Frequently Asked Questions
Q1. What is a segment of a circle?
A segment is the region between a chord and the arc it intercepts. The minor segment is the smaller part, and the major segment is the larger part.
Q2. How do you find the area of a segment?
Area of segment = Area of corresponding sector − Area of the triangle formed by the chord and the two radii. Formula: (θ/360)πr² − (1/2)r² sin θ.
Q3. What is the difference between a sector and a segment?
A sector is bounded by two radii and an arc (pie-slice shape). A segment is bounded by a chord and an arc. Sector = Segment + Triangle.
Q4. How do you find the area of the major segment?
Area of major segment = Area of full circle − Area of minor segment = πr² − (sector area − triangle area).
Q5. What happens when the chord is a diameter?
When the chord is a diameter, it subtends 180° at the centre. Both segments become semicircles with equal areas of πr²/2.
Q6. Why do we subtract the triangle area from the sector area?
The sector contains both the segment and the triangle formed by the two radii and the chord. Subtracting the triangle leaves only the segment (the curved region between the chord and the arc).

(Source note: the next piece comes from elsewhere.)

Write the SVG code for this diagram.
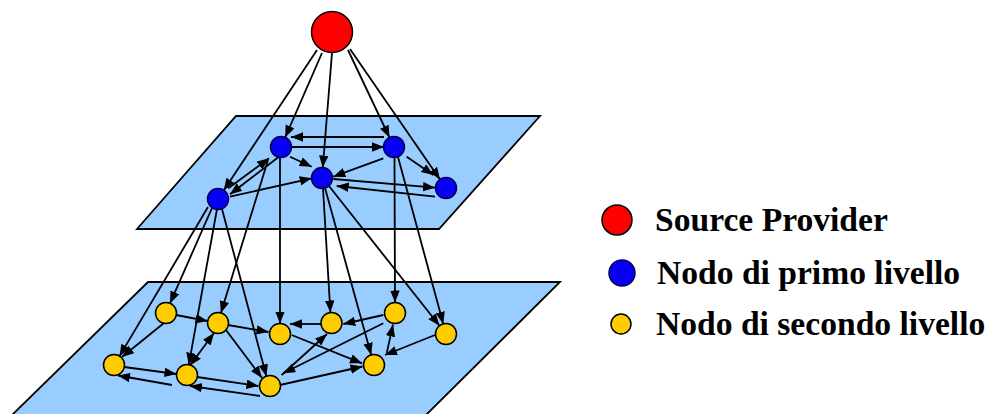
<svg xmlns="http://www.w3.org/2000/svg" width="990" height="414" viewBox="0 0 990 414">
<style>
.plane{fill:#99ccff;stroke:#000;stroke-width:1.8}
.e{stroke:#000;stroke-width:1.8;fill:none;marker-end:url(#ah)}
.d{marker-start:url(#ahs)}
.red{fill:#ff0000;stroke:#000;stroke-width:1.5}
.blue{fill:#0800f4;stroke:#000050;stroke-width:1.5}
.yel{fill:#ffcc00;stroke:#000;stroke-width:1.5}
.lbl{font-family:"Liberation Serif","Times New Roman",serif;font-weight:bold;font-size:33.6px;fill:#000}
</style>
<defs>
<marker id="ah" markerWidth="13" markerHeight="10" refX="12" refY="4.75" orient="auto" markerUnits="userSpaceOnUse"><path d="M0,0 L12,4.75 L0,9.5 z" fill="#000"/></marker>
<marker id="ahs" markerWidth="13" markerHeight="10" refX="12" refY="4.75" orient="auto-start-reverse" markerUnits="userSpaceOnUse"><path d="M0,0 L12,4.75 L0,9.5 z" fill="#000"/></marker>
</defs>
<g id="planes">
<polygon class="plane" points="236,116 540,116 439,229 137,229"/>
<polygon class="plane" points="148,282 560,282 425,416 11,416"/>
</g>
<g id="connectors">
<line class="e" x1="317" y1="50" x2="223.8" y2="190.3"/>
<line class="e" x1="322" y1="53" x2="285.2" y2="137.4"/>
<line class="e" x1="332" y1="53" x2="322.8" y2="167.5"/>
<line class="e" x1="348" y1="50" x2="389.5" y2="137.5"/>
<line class="e" x1="350" y1="49" x2="440" y2="179.4"/>
<line class="e" x1="384" y1="137" x2="291" y2="137"/>
<line class="e" x1="291" y1="147" x2="384" y2="147"/>
<line class="e" x1="290" y1="156.7" x2="311.7" y2="166.7"/>
<line class="e" x1="383.3" y1="158.3" x2="333.3" y2="176.7"/>
<line class="e" x1="406.7" y1="156.7" x2="433.3" y2="175"/>
<line class="e" x1="333.3" y1="179" x2="435" y2="187.7"/>
<line class="e" x1="435" y1="196.7" x2="336.7" y2="186"/>
<line class="e" x1="228.3" y1="188.3" x2="269" y2="158.3"/>
<line class="e" x1="278.3" y1="157.3" x2="230" y2="194.3"/>
<line class="e" x1="230" y1="196.7" x2="311.7" y2="178.3"/>
<line class="e" x1="268" y1="160" x2="220.9" y2="313"/>
<line class="e" x1="280" y1="157" x2="280" y2="323.5"/>
<line class="e" x1="394.5" y1="157" x2="395" y2="302.5"/>
<line class="e" x1="398" y1="157" x2="443.3" y2="323.9"/>
<line class="e" x1="323" y1="188" x2="330.4" y2="312.5"/>
<line class="e" x1="325" y1="188" x2="371.2" y2="354.9"/>
<line class="e" x1="329" y1="186" x2="439.5" y2="325.8"/>
<line class="e" x1="212" y1="208" x2="170" y2="303.4"/>
<line class="e" x1="208" y1="207" x2="119.4" y2="356.4"/>
<line class="e" x1="217" y1="209" x2="188.8" y2="364.7"/>
<line class="e" x1="222" y1="209" x2="266.4" y2="376.3"/>
<line class="e" x1="176" y1="315" x2="207.5" y2="321"/>
<line class="e" x1="164" y1="323" x2="122" y2="357"/>
<line class="e" x1="228" y1="325" x2="268.5" y2="332"/>
<line class="e d" x1="190" y1="365.5" x2="214" y2="333"/>
<line class="e" x1="226" y1="330" x2="262" y2="378"/>
<line class="e" x1="124" y1="367" x2="176.5" y2="374"/>
<line class="e" x1="172" y1="385" x2="118" y2="375.5"/>
<line class="e" x1="197" y1="377" x2="258.5" y2="386"/>
<line class="e" x1="260" y1="396" x2="190" y2="386"/>
<line class="e" x1="321" y1="324" x2="290" y2="324"/>
<line class="e" x1="383.3" y1="315" x2="343.3" y2="324"/>
<line class="e" x1="291.7" y1="335" x2="362" y2="363.3"/>
<line class="e" x1="281.7" y1="375" x2="327" y2="334"/>
<line class="e" x1="383.3" y1="323.3" x2="283.3" y2="373.3"/>
<line class="e" x1="280" y1="385" x2="362.5" y2="366.5"/>
<line class="e" x1="386.7" y1="353.3" x2="393" y2="324.5"/>
<line class="e" x1="435" y1="335" x2="385" y2="355"/>
</g>
<g id="source"><circle class="red" cx="332" cy="32" r="20.5"/></g>
<g id="b1"><circle class="blue" cx="281" cy="147" r="10.5"/></g>
<g id="b2"><circle class="blue" cx="394" cy="147" r="10.5"/></g>
<g id="b3"><circle class="blue" cx="322" cy="178" r="10.5"/></g>
<g id="b4"><circle class="blue" cx="218" cy="199" r="10.5"/></g>
<g id="b5"><circle class="blue" cx="446" cy="188" r="10.5"/></g>
<g id="y1"><circle class="yel" cx="166" cy="313" r="10.5"/></g>
<g id="y2"><circle class="yel" cx="218" cy="323" r="10.5"/></g>
<g id="y3"><circle class="yel" cx="280" cy="334" r="10.5"/></g>
<g id="y4"><circle class="yel" cx="114" cy="365" r="10.5"/></g>
<g id="y5"><circle class="yel" cx="187" cy="375" r="10.5"/></g>
<g id="y6"><circle class="yel" cx="270" cy="386" r="10.5"/></g>
<g id="y7"><circle class="yel" cx="331.5" cy="323" r="10.5"/></g>
<g id="y8"><circle class="yel" cx="395" cy="313" r="10.5"/></g>
<g id="y9"><circle class="yel" cx="446" cy="334" r="10.5"/></g>
<g id="y10"><circle class="yel" cx="374" cy="365" r="10.5"/></g>
<g id="legend-source"><circle class="red" cx="617" cy="220" r="15"/><text class="lbl" x="655" y="231">Source Provider</text></g>
<g id="legend-primo"><circle class="blue" cx="622" cy="273" r="13"/><text class="lbl" x="657" y="284">Nodo di primo livello</text></g>
<g id="legend-secondo"><circle class="yel" cx="621" cy="324" r="10"/><text class="lbl" x="656" y="335">Nodo di secondo livello</text></g>
</svg>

Q7. What is the segment area when the central angle is 90°?
Area = (1/4)πr² − (1/2)r² = r²(π/4 − 1/2). For r = 7 cm with π = 22/7, this is 38.5 − 24.5 = 14 cm².
Q8. How do you find the central angle if the chord length equals the radius?
If chord = radius, then the triangle formed (OAB with OA = OB = AB = r) is equilateral. The central angle is 60°.
Q9. Can a segment be larger than a semicircle?
Yes. A major segment is always larger than a semicircle when the central angle of the minor arc is less than 180°.
Q10. Is the segment formula used in the CBSE Class 10 board exam?
Yes. Questions on segments typically carry 3-5 marks and involve finding the area of minor or major segments with standard angles like 60°, 90°, or 120°.